-- Begin RECORDED DATA --

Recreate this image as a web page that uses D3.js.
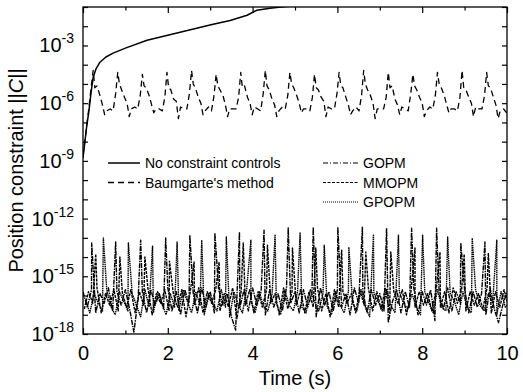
<!DOCTYPE html>
<html>
<head>
<meta charset="utf-8">
<script src="https://cdn.jsdelivr.net/npm/d3@7"></script>
<style>
  body { margin: 0; background: #fff; }
  text { font-family: "Liberation Sans", Arial, sans-serif; fill: #000; }
</style>
</head>
<body>
<script>
// values are log10 of ||C||, time in seconds

// no constraint controls (solid)
var noT = [0, 0.05, 0.09, 0.14, 0.19, 0.24, 0.31, 0.4, 0.54, 0.71, 1.0, 1.51, 2.29, 3.07, 3.47, 3.87, 4.1, 4.41, 4.72, 5.0];
var noV = [-8.85, -7.9, -7.15, -6.4, -5.45, -4.65, -4.2, -3.87, -3.6, -3.4, -3.14, -2.73, -2.31, -1.9, -1.7, -1.43, -1.17, -1.07, -0.99, -0.93];

// Baumgarte's method (dashed)
var baumT = [0, 0.06, 0.12, 0.18,
  0.24, 0.28, 0.33, 0.40, 0.46, 0.51, 0.56, 0.64, 0.71, 0.77,
  0.82, 0.86, 0.91, 0.98, 1.04, 1.09, 1.14, 1.22, 1.29, 1.35,
  1.40, 1.44, 1.49, 1.56, 1.62, 1.67, 1.72, 1.80, 1.87, 1.93,
  1.98, 2.02, 2.07, 2.14, 2.20, 2.25, 2.30, 2.38, 2.45, 2.51,
  2.56, 2.60, 2.65, 2.72, 2.78, 2.83, 2.88, 2.96, 3.03, 3.09,
  3.14, 3.18, 3.23, 3.30, 3.36, 3.41, 3.46, 3.54, 3.61, 3.67,
  3.72, 3.76, 3.81, 3.88, 3.94, 3.99, 4.04, 4.12, 4.19, 4.25,
  4.30, 4.34, 4.39, 4.46, 4.52, 4.57, 4.62, 4.70, 4.77, 4.83,
  4.88, 4.92, 4.97, 5.04, 5.10, 5.15, 5.20, 5.28, 5.35, 5.41,
  5.46, 5.50, 5.55, 5.62, 5.68, 5.73, 5.78, 5.86, 5.93, 5.99,
  6.04, 6.08, 6.13, 6.20, 6.26, 6.31, 6.36, 6.44, 6.51, 6.57,
  6.62, 6.66, 6.71, 6.78, 6.84, 6.89, 6.94, 7.02, 7.09, 7.15,
  7.20, 7.24, 7.29, 7.36, 7.42, 7.47, 7.52, 7.60, 7.67, 7.73,
  7.78, 7.82, 7.87, 7.94, 8.00, 8.05, 8.10, 8.18, 8.25, 8.31,
  8.36, 8.40, 8.45, 8.52, 8.58, 8.63, 8.68, 8.76, 8.83, 8.89,
  8.94, 8.98, 9.03, 9.10, 9.16, 9.21, 9.26, 9.34, 9.41, 9.47,
  9.52, 9.56, 9.61, 9.68, 9.74, 9.79, 9.84, 9.92, 9.99];
var baumV = [-8.7, -7.7, -6.6, -5.4,
  -4.3, -5.2, -5.1, -5.6, -6.1, -6.6, -6.4, -6.3, -6.4, -5.5,
  -4.4, -5.0, -5.3, -5.7, -6.0, -6.7, -6.3, -6.2, -6.3, -5.6,
  -4.5, -5.1, -5.2, -5.6, -6.1, -6.5, -6.3, -6.3, -6.4, -5.7,
  -4.4, -5.2, -5.3, -5.8, -5.9, -6.8, -6.2, -6.3, -6.3, -5.5,
  -4.3, -5.0, -5.2, -5.7, -6.0, -6.6, -6.4, -6.2, -6.4, -5.6,
  -4.5, -5.1, -5.3, -5.6, -6.1, -6.7, -6.3, -6.3, -6.3, -5.7,
  -4.4, -5.2, -5.1, -5.7, -6.0, -6.6, -6.2, -6.3, -6.4, -5.5,
  -4.3, -5.1, -5.3, -5.8, -6.1, -6.7, -6.4, -6.2, -6.3, -5.6,
  -4.4, -5.0, -5.2, -5.6, -6.0, -6.5, -6.3, -6.3, -6.4, -5.7,
  -4.5, -5.2, -5.3, -5.7, -5.9, -6.7, -6.2, -6.3, -6.3, -5.5,
  -4.4, -5.1, -5.2, -5.7, -6.1, -6.6, -6.4, -6.2, -6.4, -5.6,
  -4.3, -5.0, -5.3, -5.6, -6.0, -6.8, -6.3, -6.3, -6.3, -5.7,
  -4.4, -5.2, -5.1, -5.8, -6.1, -6.6, -6.2, -6.3, -6.4, -5.5,
  -4.5, -5.1, -5.3, -5.7, -6.0, -6.7, -6.4, -6.2, -6.3, -5.6,
  -4.4, -5.0, -5.2, -5.6, -6.1, -6.5, -6.3, -6.3, -6.4, -5.7,
  -4.3, -5.2, -5.3, -5.7, -6.0, -6.7, -6.2, -6.3, -6.3, -5.6,
  -4.4, -5.1, -5.2, -5.7, -6.1, -6.8, -6.4, -6.3, -6.5];

// projection methods: noise floor sampled every 0.1 s, plus spikes
var noiseDt = 0.1;
var gopmStart = 0, mmopmStart = 0.03, gpopmStart = 0.06;
var gopmNoise = [
  -15.8, -16.6, -15.7, -16.9, -15.9, -16.4, -15.6, -16.8, -15.8, -16.5,
  -15.7, -16.7, -17.9, -16.2, -15.8, -16.9, -15.7, -16.5, -15.9, -16.7,
  -15.6, -16.8, -15.8, -17.0, -15.7, -16.4, -15.9, -16.9, -15.6, -16.6,
  -15.8, -16.9, -15.7, -16.5, -15.9, -17.1, -17.8, -16.6, -15.7, -16.8,
  -15.6, -16.5, -15.8, -17.0, -15.7, -16.6, -15.9, -16.8, -15.6, -16.4,
  -15.8, -16.9, -15.7, -16.6, -15.9, -17.1, -15.6, -16.5, -15.8, -16.8,
  -15.7, -16.6, -15.9, -17.0, -15.6, -16.4, -15.8, -16.9, -15.7, -16.5,
  -15.9, -16.8, -17.4, -16.3, -15.7, -16.9, -15.8, -16.6, -15.6, -17.0,
  -15.8, -16.5, -15.7, -17.3, -15.9, -16.7, -15.6, -16.8, -15.8, -16.4,
  -15.7, -16.9, -15.8, -16.6, -15.9, -17.0, -15.6, -16.7, -17.4, -16.5,
  -15.8];
var mmopmNoise = [
  -16.7, -15.8, -16.4, -15.6, -16.9, -15.9, -16.5, -15.7, -16.8, -15.9,
  -16.6, -15.7, -16.9, -15.8, -16.5, -15.6, -17.0, -15.9, -16.4, -15.7,
  -16.8, -15.9, -16.6, -15.7, -17.1, -15.8, -16.5, -15.6, -16.9, -15.8,
  -16.4, -15.7, -16.8, -15.9, -16.6, -15.6, -17.2, -15.8, -16.5, -15.7,
  -16.9, -15.8, -16.6, -15.7, -16.4, -15.9, -17.0, -15.6, -16.7, -15.8,
  -16.5, -15.7, -16.9, -15.8, -16.6, -15.6, -16.8, -15.9, -17.1, -15.7,
  -16.6, -15.8, -16.4, -15.9, -16.9, -15.7, -16.5, -15.6, -16.8, -15.8,
  -16.7, -15.6, -16.9, -15.8, -16.4, -15.7, -17.0, -15.9, -16.6, -15.8,
  -16.5, -15.9, -16.8, -15.7, -16.6, -15.8, -16.9, -15.6, -16.4, -15.7,
  -16.8, -15.8, -16.5, -15.9, -16.7, -15.6, -16.9, -15.8, -16.6, -15.7,
  -16.5];
var gpopmNoise = [
  -16.2, -16.9, -15.9, -16.4, -16.8, -15.7, -16.6, -17.0, -15.8, -16.3,
  -16.8, -15.9, -16.5, -17.1, -15.7, -16.6, -16.9, -15.8, -16.4, -17.0,
  -15.9, -16.6, -16.8, -15.7, -16.3, -16.9, -15.8, -16.5, -17.0, -15.9,
  -16.4, -16.8, -15.7, -16.6, -17.1, -15.8, -16.5, -16.9, -15.7, -16.3,
  -16.9, -15.8, -16.6, -16.8, -15.9, -16.4, -17.0, -15.7, -16.5, -16.8,
  -15.8, -16.6, -16.9, -15.7, -16.3, -16.8, -15.9, -16.6, -17.0, -15.8,
  -16.5, -16.9, -15.8, -16.4, -16.8, -15.7, -16.6, -17.1, -15.9, -16.3,
  -16.8, -15.7, -16.5, -16.9, -15.8, -16.4, -16.7, -15.9, -16.6, -17.0,
  -15.8, -16.4, -16.9, -15.7, -16.6, -16.8, -15.9, -16.3, -17.0, -15.8,
  -16.6, -16.9, -15.7, -16.5, -16.8, -15.9, -16.4, -17.0, -15.8, -16.6,
  -16.4];

var gopmSpikeT = [0.205, 0.77, 1.36, 1.95, 2.52, 3.11, 3.69, 4.27, 4.84, 5.43, 6.01, 6.59, 7.16, 7.75, 8.34, 8.91, 9.48];
var gopmSpikeV = [-13.27, -13.22, -13.12, -13.01, -12.86, -12.75, -12.7, -12.6, -12.49, -12.44, -12.44, -12.45, -12.5, -12.5, -12.5, -13.27, -13.22];
var mmopmSpikeT = [0.30, 0.87, 1.46, 2.04, 2.62, 3.21, 3.78, 4.35, 4.94, 5.49, 6.10, 6.67, 7.26, 7.83, 8.42, 8.99, 9.56];
var mmopmSpikeV = [-13.84, -14.0, -14.0, -14.21, -14.26, -14.26, -13.27, -13.38, -13.53, -13.53, -13.64, -13.74, -13.74, -13.53, -13.74, -13.84, -13.79];
var gpopmSpikeT = [0.48, 1.07, 1.64, 2.22, 2.80, 3.38, 3.96, 4.53, 5.12, 5.69, 6.27, 6.85, 7.44, 8.01, 8.60, 9.18, 9.76];
var gpopmSpikeV = [-13.01, -13.27, -13.43, -13.22, -13.12, -12.96, -13.12, -12.86, -12.75, -13.38, -13.48, -12.86, -12.86, -12.86, -12.96, -13.01, -13.12];

var xMajor = [0, 2, 4, 6, 8, 10];
var xMinor = [1, 3, 5, 7, 9];
var yLabelExps = [-18, -15, -12, -9, -6, -3];

function chart() {
  var W = 523, H = 392;
  var margin = {top: 7, right: 16, bottom: 58, left: 83};
  var width = W - margin.left - margin.right,
      height = H - margin.top - margin.bottom;

  var x = d3.scaleLinear().domain([0, 10]).range([0, width]);
  var y = d3.scaleLog().domain([1e-18, 1e-1]).range([height, 0]);

  var svg = d3.select("body").append("svg")
      .attr("width", W).attr("height", H)
    .append("g")
      .attr("transform", "translate(" + margin.left + "," + margin.top + ")");

  svg.append("clipPath").attr("id", "clip")
    .append("rect").attr("width", width).attr("height", height);

  // build point lists
  function pairs(ts, vs) {
    return ts.map(function(t, i) { return {t: t, v: vs[i]}; });
  }
  function noiseSeries(start, noise, st, sv) {
    var pts = noise.map(function(v, i) { return {t: start + i * noiseDt, v: v}; });
    pts = pts.concat(pairs(st, sv));
    pts.sort(function(a, b) { return a.t - b.t; });
    return pts;
  }

  var line = d3.line()
      .x(function(d) { return x(d.t); })
      .y(function(d) { return y(Math.pow(10, d.v)); });

  var plot = svg.append("g").attr("clip-path", "url(#clip)");

  var series = [
    {pts: noiseSeries(gpopmStart, gpopmNoise, gpopmSpikeT, gpopmSpikeV), dash: "1.5,0.7", w: 1.4},
    {pts: noiseSeries(mmopmStart, mmopmNoise, mmopmSpikeT, mmopmSpikeV), dash: "3,1", w: 1.4},
    {pts: noiseSeries(gopmStart, gopmNoise, gopmSpikeT, gopmSpikeV), dash: "5,1,1.5,1", w: 1.4},
    {pts: pairs(baumT, baumV), dash: "6,4", w: 1.3},
    {pts: pairs(noT, noV), dash: null, w: 1.5}
  ];
  series.forEach(function(s) {
    plot.append("path")
      .datum(s.pts)
      .attr("d", line)
      .attr("fill", "none")
      .attr("stroke", "#000")
      .attr("stroke-width", s.w)
      .attr("stroke-linejoin", "round")
      .attr("stroke-dasharray", s.dash);
  });

  // axes (ticks inside, on all four sides)
  var decades = d3.range(-18, 0).map(function(e) { return Math.pow(10, e); });
  function noDomain(g) { g.select(".domain").remove(); }

  svg.append("g").attr("transform", "translate(0," + height + ")")
    .call(d3.axisBottom(x).tickValues(xMajor).tickSize(-6).tickPadding(12).tickFormat(d3.format("d")))
    .call(noDomain)
    .call(function(g) { g.selectAll("text").style("font-size", "20px").attr("font-family", null); });
  svg.append("g").attr("transform", "translate(0," + height + ")")
    .call(d3.axisBottom(x).tickValues(xMinor).tickSize(-3.5).tickFormat(""))
    .call(noDomain);
  svg.append("g")
    .call(d3.axisTop(x).tickValues(xMajor).tickSize(-6).tickFormat(""))
    .call(noDomain);
  svg.append("g")
    .call(d3.axisTop(x).tickValues(xMinor).tickSize(-3.5).tickFormat(""))
    .call(noDomain);
  svg.append("g")
    .call(d3.axisLeft(y).tickValues(decades).tickSize(-5).tickFormat(""))
    .call(noDomain);
  svg.append("g").attr("transform", "translate(" + width + ",0)")
    .call(d3.axisRight(y).tickValues(decades).tickSize(-5).tickFormat(""))
    .call(noDomain);
  svg.selectAll(".tick line").attr("stroke", "#000").attr("stroke-width", 1.2);

  // y tick labels 10^n
  yLabelExps.forEach(function(e) {
    var t = svg.append("text")
      .attr("x", -9)
      .attr("y", y(Math.pow(10, e)) + 7)
      .attr("text-anchor", "end")
      .style("font-size", "20px");
    t.append("tspan").text("10");
    t.append("tspan").attr("dy", -9).style("font-size", "14px").text(String(e));
  });

  // frame
  svg.append("rect")
    .attr("width", width).attr("height", height)
    .attr("fill", "none").attr("stroke", "#000").attr("stroke-width", 1.3);

  // axis titles
  svg.append("text")
    .attr("x", width / 2).attr("y", height + 51)
    .attr("text-anchor", "middle")
    .style("font-size", "20px")
    .text("Time (s)");

  var yl = svg.append("text")
    .attr("transform", "translate(-60," + (height / 2) + ") rotate(-90)")
    .attr("text-anchor", "middle")
    .style("font-size", "20px");
  yl.append("tspan").text("Position constraint  ||");
  yl.append("tspan").style("font-style", "italic").text("C");
  yl.append("tspan").text("||");

  // legend
  var legLeft = [
    {name: "No constraint controls", dash: null, w: 1.5},
    {name: "Baumgarte's method", dash: "6,4", w: 1.3}
  ];
  var legRight = [
    {name: "GOPM", dash: "5,2,1,2", w: 1},
    {name: "MMOPM", dash: "3,1.5", w: 1},
    {name: "GPOPM", dash: "1,1", w: 1}
  ];
  function legend(items, x0, x1) {
    items.forEach(function(d, i) {
      var yy = 156 + i * 19.5;
      svg.append("line")
        .attr("x1", x0).attr("x2", x1).attr("y1", yy).attr("y2", yy)
        .attr("stroke", "#000").attr("stroke-width", d.w)
        .attr("stroke-dasharray", d.dash);
      svg.append("text")
        .attr("x", x1 + 5).attr("y", yy + 5)
        .style("font-size", "14px")
        .text(d.name);
    });
  }
  legend(legLeft, 25, 57);
  legend(legRight, 240, 275);
}

window.onload = chart();
</script>
</body>
</html>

-- End RECORDED DATA --

Repeat, exactly and in full, each line from the start of the data to the line that contains "-1.07, -0.99, -0.93];". Pictures do not go in.

EXPECTED OUTPUT:
Recreate this image as a web page that uses D3.js.
<!DOCTYPE html>
<html>
<head>
<meta charset="utf-8">
<script src="https://cdn.jsdelivr.net/npm/d3@7"></script>
<style>
  body { margin: 0; background: #fff; }
  text { font-family: "Liberation Sans", Arial, sans-serif; fill: #000; }
</style>
</head>
<body>
<script>
// values are log10 of ||C||, time in seconds

// no constraint controls (solid)
var noT = [0, 0.05, 0.09, 0.14, 0.19, 0.24, 0.31, 0.4, 0.54, 0.71, 1.0, 1.51, 2.29, 3.07, 3.47, 3.87, 4.1, 4.41, 4.72, 5.0];
var noV = [-8.85, -7.9, -7.15, -6.4, -5.45, -4.65, -4.2, -3.87, -3.6, -3.4, -3.14, -2.73, -2.31, -1.9, -1.7, -1.43, -1.17, -1.07, -0.99, -0.93];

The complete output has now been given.